Morri 6 meses atrás, numa terça feira, às 18h49, na cama de um hospital. Os detalhes que levaram à minha morte não interessam, até porque não me lembro deles com clareza (é impressionante como os sentidos se confundem nos momentos que levam ao fim da vida).
Encontro-me agora no eterno tédio da pós-morte e resta-me (aos ares de Cubas) apenas relembrar os meus tempos em vida. Me alivia, portanto, que não sejam muito complexos.
Acordava todo dia por volta das 6h00 e tomava café da manhã com minha esposa.
Às 8h00, chegava ao escritório, onde todos começavam a trabalhar.
Às 8h40, chegava o chefe, estressado, sempre.
Às 9h30, me encontrava com a Renata para um cafezinho. Ela me contava, entusiasmada, dos seus sonhos e projetos.

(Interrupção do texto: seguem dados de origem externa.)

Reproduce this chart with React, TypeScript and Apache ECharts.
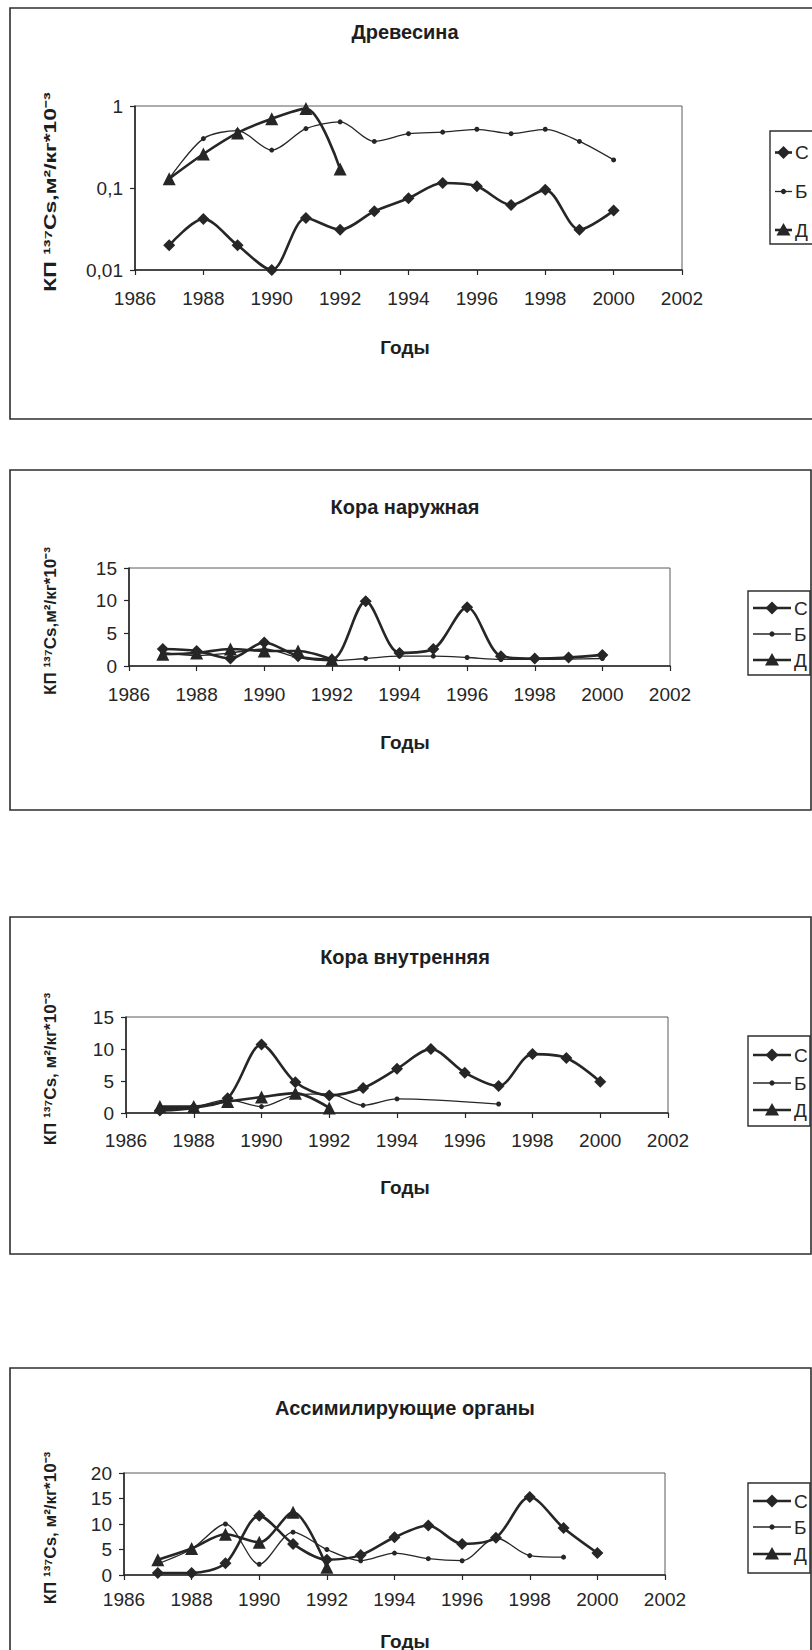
import React, { useEffect, useRef } from "react";
import * as echarts from "echarts";

// Years of observation
const years = [1987, 1988, 1989, 1990, 1991, 1992, 1993, 1994, 1995, 1996, 1997, 1998, 1999, 2000];
const yearsD = [1987, 1988, 1989, 1990, 1991, 1992];
const seriesNames = ["С", "Б", "Д"];
const xAxisRange = { min: 1986, max: 2002, interval: 2 };

// Древесина (log scale)
const woodC = [0.02, 0.042, 0.02, 0.01, 0.043, 0.031, 0.052, 0.075, 0.115, 0.105, 0.062, 0.095, 0.031, 0.053];
const woodB = [0.13, 0.4, 0.5, 0.29, 0.53, 0.64, 0.37, 0.46, 0.48, 0.52, 0.46, 0.52, 0.37, 0.22];
const woodD = [0.13, 0.26, 0.47, 0.7, 0.93, 0.17];

// Кора наружная
const outerC = [2.6, 2.3, 1.15, 3.6, 1.5, 1.0, 9.9, 2.0, 2.6, 9.0, 1.5, 1.15, 1.3, 1.7];
const outerB = [2.1, 1.6, 2.0, 2.6, 1.3, 0.8, 1.15, 1.5, 1.5, 1.3, 1.0, 1.0, 1.05, 1.15];
const outerD = [1.8, 2.0, 2.6, 2.3, 2.3, 1.0];

// Кора внутренняя
const innerC = [0.4, 0.8, 2.3, 10.7, 4.8, 2.75, 3.9, 6.9, 10.0, 6.3, 4.2, 9.2, 8.6, 4.9];
const innerBYears = [1987, 1988, 1989, 1990, 1991, 1992, 1993, 1994, 1997];
const innerB = [0.7, 0.9, 2.1, 1.0, 2.8, 3.0, 1.2, 2.2, 1.4];
const innerD = [1.0, 1.0, 1.8, 2.5, 3.1, 0.8];

// Ассимилирующие органы
const needleC = [0.4, 0.4, 2.3, 11.6, 6.1, 3.0, 3.9, 7.4, 9.7, 6.1, 7.3, 15.3, 9.2, 4.3];
const needleBYears = [1987, 1988, 1989, 1990, 1991, 1992, 1993, 1994, 1995, 1996, 1997, 1998, 1999];
const needleB = [2.2, 5.1, 10.0, 2.1, 8.4, 5.0, 2.8, 4.3, 3.2, 2.8, 7.3, 3.8, 3.5];
const needleD = [3.0, 5.2, 8.0, 6.4, 12.3, 1.5];

const FONT = '"Liberation Sans", Arial, Helvetica, sans-serif';
const INK = "#262626";

const pairs = (xs: number[], ys: number[]) => xs.map((x, i) => [x, ys[i]]);

type Panel = {
  title: string;
  yName: string;
  yNameStretch: number;
  log?: boolean;
  yMax: number;
  box: [number, number, number, number];
  grid: { left: number; top: number; width: number; height: number };
  labelMargin: number;
  titleY: number;
  xNameY: number;
  legendBox: [number, number, number, number];
  legendRows: number[];
  legendLine: number;
  data: number[][][];
};

const panels: Panel[] = [
  {
    title: "Древесина",
    yName: "КП ¹³⁷Cs,м²/кг*10⁻³",
    yNameStretch: 1.35,
    log: true,
    yMax: 1,
    box: [10, 8, 830, 411],
    grid: { left: 135, top: 106, width: 547, height: 164 },
    labelMargin: 19,
    titleY: 32,
    xNameY: 347,
    legendBox: [770, 131, 60, 113],
    legendRows: [21.5, 60.5, 99],
    legendLine: 17,
    data: [pairs(years, woodC), pairs(years, woodB), pairs(yearsD, woodD)],
  },
  {
    title: "Кора наружная",
    yName: "КП ¹³⁷Cs,м²/кг*10⁻³",
    yNameStretch: 1,
    yMax: 15,
    box: [10, 470, 801, 340],
    grid: { left: 129, top: 568, width: 541, height: 98 },
    labelMargin: 19,
    titleY: 507,
    xNameY: 742,
    legendBox: [748, 591, 62, 84],
    legendRows: [17, 43, 69],
    legendLine: 38,
    data: [pairs(years, outerC), pairs(years, outerB), pairs(yearsD, outerD)],
  },
  {
    title: "Кора внутренняя",
    yName: "КП ¹³⁷Cs, м²/кг*10⁻³",
    yNameStretch: 1,
    yMax: 15,
    box: [10, 917, 801, 337],
    grid: { left: 126, top: 1017, width: 542, height: 96 },
    labelMargin: 18,
    titleY: 957,
    xNameY: 1187,
    legendBox: [748, 1036, 62, 90],
    legendRows: [19, 47, 74],
    legendLine: 38,
    data: [pairs(years, innerC), pairs(innerBYears, innerB), pairs(yearsD, innerD)],
  },
  {
    title: "Ассимилирующие органы",
    yName: "КП ¹³⁷Cs, м²/кг*10⁻³",
    yNameStretch: 1,
    yMax: 20,
    box: [10, 1368, 801, 400],
    grid: { left: 124, top: 1473, width: 541, height: 102 },
    labelMargin: 15,
    titleY: 1408,
    xNameY: 1641,
    legendBox: [748, 1483, 62, 90],
    legendRows: [18, 44, 71],
    legendLine: 38,
    data: [pairs(years, needleC), pairs(needleBYears, needleB), pairs(yearsD, needleD)],
  },
];

const seriesStyles = [
  { symbol: "diamond", symbolSize: 12, width: 2.6 },
  { symbol: "circle", symbolSize: 5, width: 1.3 },
  { symbol: "triangle", symbolSize: 13, width: 2.6 },
];

function legendMarker(kind: number, cx: number, cy: number) {
  if (kind === 0) {
    return {
      type: "polygon",
      shape: { points: [[cx, cy - 6.5], [cx + 6.5, cy], [cx, cy + 6.5], [cx - 6.5, cy]] },
      style: { fill: INK },
    };
  }
  if (kind === 1) {
    return { type: "circle", shape: { cx, cy, r: 2.6 }, style: { fill: INK } };
  }
  return {
    type: "polygon",
    shape: { points: [[cx, cy - 7], [cx + 7, cy + 5.5], [cx - 7, cy + 5.5]] },
    style: { fill: INK },
  };
}

function buildOption() {
  const grid: any[] = [];
  const xAxis: any[] = [];
  const yAxis: any[] = [];
  const series: any[] = [];
  const graphic: any[] = [];

  const axisLine = { show: true, onZero: false, lineStyle: { color: INK, width: 1.6 } };
  const axisTick = { show: true, inside: false, length: 5, lineStyle: { color: INK, width: 1.2 } };
  const tickFont = { color: INK, fontFamily: FONT, fontSize: 19 };

  panels.forEach((p, pi) => {
    grid.push({
      left: p.grid.left,
      top: p.grid.top,
      width: p.grid.width,
      height: p.grid.height,
      show: true,
      borderColor: "#5a5a5a",
      borderWidth: 1,
      backgroundColor: "transparent",
    });
    xAxis.push({
      gridIndex: pi,
      type: "value",
      min: xAxisRange.min,
      max: xAxisRange.max,
      interval: xAxisRange.interval,
      axisLine,
      axisTick,
      splitLine: { show: false },
      axisLabel: {
        ...tickFont,
        margin: p.labelMargin,
        formatter: (v: number) => String(v),
        showMinLabel: true,
        showMaxLabel: true,
      },
    });
    if (p.log) {
      yAxis.push({
        gridIndex: pi,
        type: "log",
        logBase: 10,
        min: 0.01,
        max: p.yMax,
        axisLine,
        axisTick,
        splitLine: { show: false },
        minorTick: { show: false },
        axisLabel: {
          ...tickFont,
          margin: 12,
          formatter: (v: number) => String(Number(v.toPrecision(2))).replace(".", ","),
        },
      });
    } else {
      yAxis.push({
        gridIndex: pi,
        type: "value",
        min: 0,
        max: p.yMax,
        interval: 5,
        axisLine,
        axisTick,
        splitLine: { show: false },
        axisLabel: { ...tickFont, margin: 12 },
      });
    }

    p.data.forEach((d, si) => {
      const st = seriesStyles[si];
      series.push({
        type: "line",
        name: seriesNames[si],
        xAxisIndex: pi,
        yAxisIndex: pi,
        data: d,
        smooth: 0.3,
        symbol: st.symbol,
        symbolSize: st.symbolSize,
        showSymbol: true,
        clip: false,
        lineStyle: { color: INK, width: st.width },
        itemStyle: { color: INK, borderWidth: 0 },
        z: 3 - si,
      });
    });

    // Frame of the panel
    graphic.push({
      type: "rect",
      shape: { x: p.box[0], y: p.box[1], width: p.box[2], height: p.box[3] },
      style: { fill: "none", stroke: "#2e2e2e", lineWidth: 1.6 },
      silent: true,
    });
    // Panel title
    graphic.push({
      type: "text",
      x: 405,
      y: p.titleY,
      style: {
        text: p.title,
        font: `bold 20px ${FONT}`,
        fill: "#1e1e1e",
        textAlign: "center",
        textVerticalAlign: "middle",
      },
    });
    // X axis title
    graphic.push({
      type: "text",
      x: 405,
      y: p.xNameY,
      style: {
        text: "Годы",
        font: `bold 19px ${FONT}`,
        fill: "#1e1e1e",
        textAlign: "center",
        textVerticalAlign: "middle",
      },
    });
    // Y axis title, rotated to read upwards
    graphic.push({
      type: "text",
      x: 50,
      y: p.grid.top + p.grid.height / 2 + 4,
      rotation: Math.PI / 2,
      scaleX: p.yNameStretch,
      style: {
        text: p.yName,
        font: `bold 17px ${FONT}`,
        fill: "#1e1e1e",
        textAlign: "center",
        textVerticalAlign: "middle",
      },
    });
    // Legend
    const [lx, ly, lw, lh] = p.legendBox;
    const items: any[] = [
      {
        type: "rect",
        shape: { x: lx, y: ly, width: lw, height: lh },
        style: { fill: "#fff", stroke: "#2e2e2e", lineWidth: 1.4 },
      },
    ];
    seriesNames.forEach((name, si) => {
      const cy = ly + p.legendRows[si];
      const x0 = lx + 5;
      items.push({
        type: "line",
        shape: { x1: x0, y1: cy, x2: x0 + p.legendLine, y2: cy },
        style: { stroke: INK, lineWidth: seriesStyles[si].width },
      });
      items.push(legendMarker(si, x0 + p.legendLine / 2, cy));
      items.push({
        type: "text",
        x: x0 + p.legendLine + 3,
        y: cy,
        style: {
          text: name,
          font: `19px ${FONT}`,
          fill: INK,
          textAlign: "left",
          textVerticalAlign: "middle",
        },
      });
    });
    graphic.push({ type: "group", children: items, z: 10 });
  });

  return {
    animation: false,
    backgroundColor: "#ffffff",
    grid,
    xAxis,
    yAxis,
    series,
    graphic,
  };
}

export default function App() {
  const ref = useRef<HTMLDivElement>(null);

  useEffect(() => {
    if (!ref.current) return;
    const chart = echarts.init(ref.current, undefined, { renderer: "svg" });
    chart.setOption(buildOption() as any);
    return () => {
      chart.dispose();
    };
  }, []);

  return (
    <div
      ref={ref}
      style={{ position: "absolute", left: 0, top: 0, width: 812, height: 1650, background: "#fff" }}
    />
  );
}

Às 12h30, saía para o almoço com o Jorge, e ele me reclamava dos problemas de família.
Às 14h00, o Marcelo costumava ligar, deprimido com sua vida amorosa.
Às 17h00, saía do escritório, ia para o bar com a Vitória e, entre cervejas, desabafávamos sobre nossas vidas.
Às 20h00, voltava para casa, reencontrava a família e assistíamos, juntos, a algum filme europeu desses meio cults.
Morri 6 meses atrás, numa terça feira, às 18h49 na cama de um hospital. Minha vida foi participar da vida dos outros.
Uma semana depois, foi meu funeral. Alguns compareceram, vários, até. Uma cerimônia bem padrão, com direito a todas as lágrimas que se esperam de um funeral comum. E durante algumas semanas (talvez até um mês), as pessoas lamentavam, de vez em quando, no meio do dia, a minha morte.
Resta-me agora olhá-las em morte. No nada da morte, só sobra observar os vivos. Peço perdão pela redundância com que seguirá o texto, caro leitor, mas, morto, perde-se a variabilidade da vida.
Todo dia, por volta das 6h00, minha esposa acorda e toma café da manhã.
Às 8h00, no escritório, todos começam a trabalhar.
Às 8h40, chega o chefe, estressado, sempre.
Às 9h30, a Renata toma um cafezinho. Ela conta para alguém dos seus sonhos e projetos.
Às 12h30, o Jorge almoça, reclamando dos problemas de família.
Às 14h00, o Marcelo liga para um amigo, deprimido com sua vida amorosa.
Às 17h00, a Vitória vai para o bar e, entre cervejas, desabafa sobre sua vida.
Às 20h00, na minha antiga casa, minha família assiste a algum filme europeu desses meio cults.
Morri 6 meses atrás, numa terça feira, às 18h49 na cama de um hospital. Minha vida continua. Só não faço parte dela.